WHAT TO WORK ON
Write out the material exactly, leaving every picture behind.

* Start EXERCISE INPUT *

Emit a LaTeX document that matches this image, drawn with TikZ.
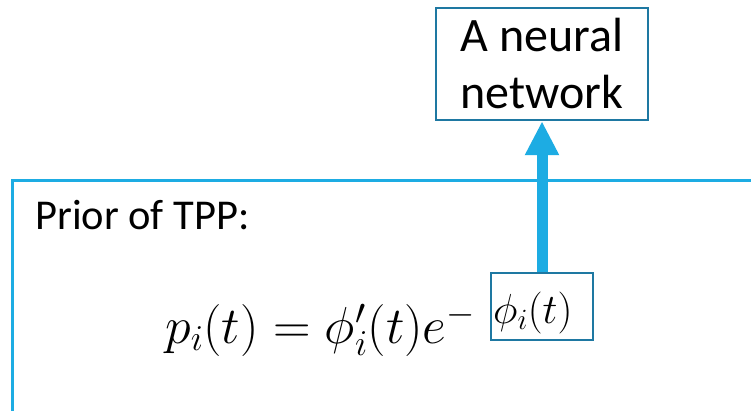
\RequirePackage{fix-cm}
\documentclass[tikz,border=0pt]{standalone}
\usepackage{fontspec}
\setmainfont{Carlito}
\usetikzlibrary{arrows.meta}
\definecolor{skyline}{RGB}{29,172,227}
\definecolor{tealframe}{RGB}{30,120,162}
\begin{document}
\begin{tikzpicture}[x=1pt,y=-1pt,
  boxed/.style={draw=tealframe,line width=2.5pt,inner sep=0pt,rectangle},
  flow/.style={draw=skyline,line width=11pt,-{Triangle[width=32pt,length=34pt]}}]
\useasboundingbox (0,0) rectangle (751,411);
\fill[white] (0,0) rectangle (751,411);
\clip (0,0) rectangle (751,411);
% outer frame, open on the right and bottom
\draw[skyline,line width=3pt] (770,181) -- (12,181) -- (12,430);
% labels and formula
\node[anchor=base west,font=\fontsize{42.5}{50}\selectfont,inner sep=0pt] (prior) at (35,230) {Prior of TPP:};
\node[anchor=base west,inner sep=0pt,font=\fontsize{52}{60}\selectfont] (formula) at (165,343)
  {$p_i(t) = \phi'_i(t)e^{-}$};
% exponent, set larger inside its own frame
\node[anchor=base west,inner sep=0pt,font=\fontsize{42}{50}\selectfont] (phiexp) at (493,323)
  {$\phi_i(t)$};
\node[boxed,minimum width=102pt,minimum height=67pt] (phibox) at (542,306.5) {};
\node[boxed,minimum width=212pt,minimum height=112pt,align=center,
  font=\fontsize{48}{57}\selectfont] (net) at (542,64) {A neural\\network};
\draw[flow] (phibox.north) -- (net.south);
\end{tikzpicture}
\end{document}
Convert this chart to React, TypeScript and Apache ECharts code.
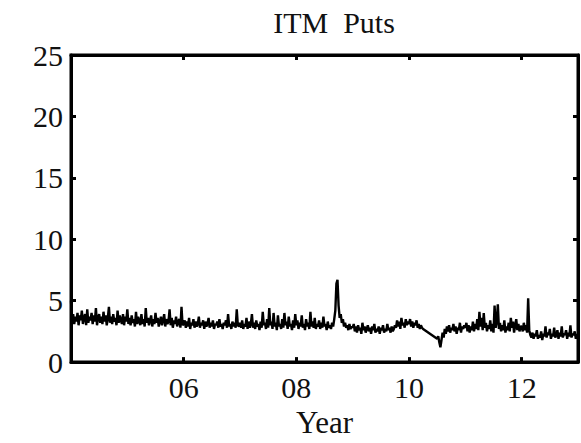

* End EXERCISE INPUT *

FINAL RESULT
Emit a LaTeX document that matches this image, drawn with TikZ.
\RequirePackage{fix-cm}
\documentclass[tikz,border=0pt]{standalone}
\usepackage{fontspec}
\setmainfont{Carlito}
\usetikzlibrary{arrows.meta}
\definecolor{skyline}{RGB}{29,172,227}
\definecolor{tealframe}{RGB}{30,120,162}
\begin{document}
\begin{tikzpicture}[x=1pt,y=-1pt,
  boxed/.style={draw=tealframe,line width=2.5pt,inner sep=0pt,rectangle},
  flow/.style={draw=skyline,line width=11pt,-{Triangle[width=32pt,length=34pt]}}]
\useasboundingbox (0,0) rectangle (751,411);
\fill[white] (0,0) rectangle (751,411);
\clip (0,0) rectangle (751,411);
% outer frame, open on the right and bottom
\draw[skyline,line width=3pt] (770,181) -- (12,181) -- (12,430);
% labels and formula
\node[anchor=base west,font=\fontsize{42.5}{50}\selectfont,inner sep=0pt] (prior) at (35,230) {Prior of TPP:};
\node[anchor=base west,inner sep=0pt,font=\fontsize{52}{60}\selectfont] (formula) at (165,343)
  {$p_i(t) = \phi'_i(t)e^{-}$};
% exponent, set larger inside its own frame
\node[anchor=base west,inner sep=0pt,font=\fontsize{42}{50}\selectfont] (phiexp) at (493,323)
  {$\phi_i(t)$};
\node[boxed,minimum width=102pt,minimum height=67pt] (phibox) at (542,306.5) {};
\node[boxed,minimum width=212pt,minimum height=112pt,align=center,
  font=\fontsize{48}{57}\selectfont] (net) at (542,64) {A neural\\network};
\draw[flow] (phibox.north) -- (net.south);
\end{tikzpicture}
\end{document}
Convert this chart to React, TypeScript and Apache ECharts code.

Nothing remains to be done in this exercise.